OKLAHOMA CITY (KFOR) – A manic Monday for Oklahoma City first responders who spent the day working multiple metro wrecks and pileups.
First responders worked about 88 wrecks as of Monday evening in Oklahoma City due to winter weather making its way into the city.
Fire officials said they were called to 21 of those wrecks in less than a 2-hour span early Monday morning.
Battalion Chief and Public Information Officer with the Oklahoma City Fire Department Benny Fulkerson said it made for quite the busy day.
“It was just really slick,” he said. “It happened very quickly.”
As of 8 p.m. Monday, EMSA says it has responded to 58 Motor Vehicle Collisions (usual for this time of year on a weekday evening is 16) and 62 Falls (usual for this time of year on a weekday evening is 23).
“I just lost control,” Chris Bamburg said, a man who was in a wreck near Reno Avenue and Council Road. “So, I went into the other lane, bumped into the bridge.”
“Just tried to use the brakes,” said Jade Judd, a woman involved in a 29-car pile-up on Oklahoma City Boulevard. “Nothing worked.”
Wrecked vehicles and pile ups were scenes seen all over the metro. Fulkerson said they were called to 21 of those wrecks between 6- 8 a.m. as “signal 82s,” aka wrecks involving possible injuries.
“I heard our firefighters early on saying we have 8 cars over here on this bridge,” Fulkerson said. “We have 12 cars at another location.”
One of the bigger wrecks was a 29-car pileup that involved multiple injuries. It happened on Oklahoma City Boulevard over I-40.
“If you’ve ever been on a bumper car ride, when the ride stops and all the cars are just kind of going all different directions that’s essentially what we had,” Fulkerson said about the wreck.
“Cars just kept hitting and hitting and hitting and hitting,” Judd said.
Jade Judd was caught right in the middle of the wreck.
“I was scared I was going to get crushed, so I climbed on the roof of my car,” she said.
Fulkerson said first responders were having to climb over cars and even remove windshields to get to the people that were hurt.

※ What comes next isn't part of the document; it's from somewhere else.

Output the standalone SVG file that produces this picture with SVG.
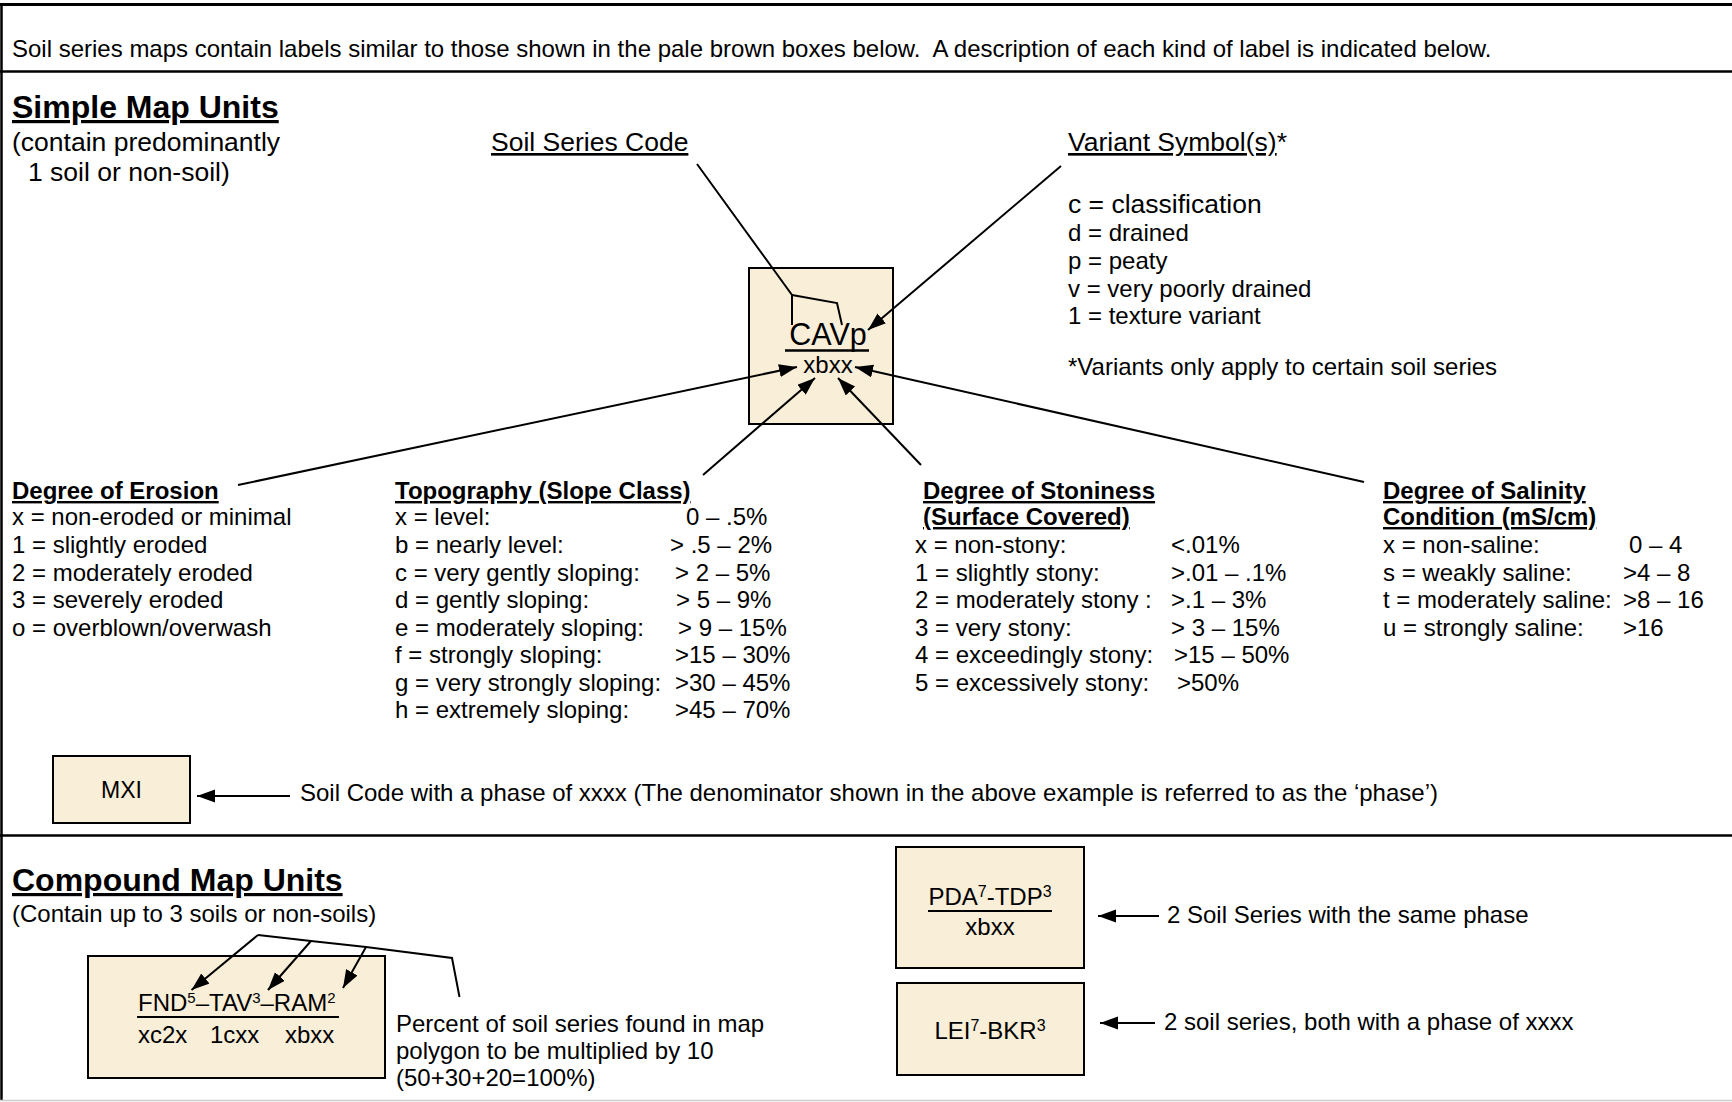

Other emergency crews had to lay sand and salt on the roadways just to get their own vehicles on scene.
“It’s located on top of a bridge and there’s really no easy way to get there,” said Eric Foster with the Oklahoma Highway Patrol.
“Obviously, a scary moment for many of those this morning for sure,” Fulkerson said.
About 10 people were taken to the hospital, one woman was considered to be in critical condition with lower extremity injuries.
Elsewhere in Guthrie, the slippery roads are being blamed for a deadly wreck on I-35 and another 15-car pile-up on the Overholser Bridge at Highway 66.
Emergency responders like Fulkerson are reminding everyone to play it safe and stay off the roads if possible.
“It doesn’t take but a second to get yourself in a world of hurt, you have to be so careful,” Fulkerson said.
Fulkerson said they responded to the wrecks along with fires and slips and falls among other things.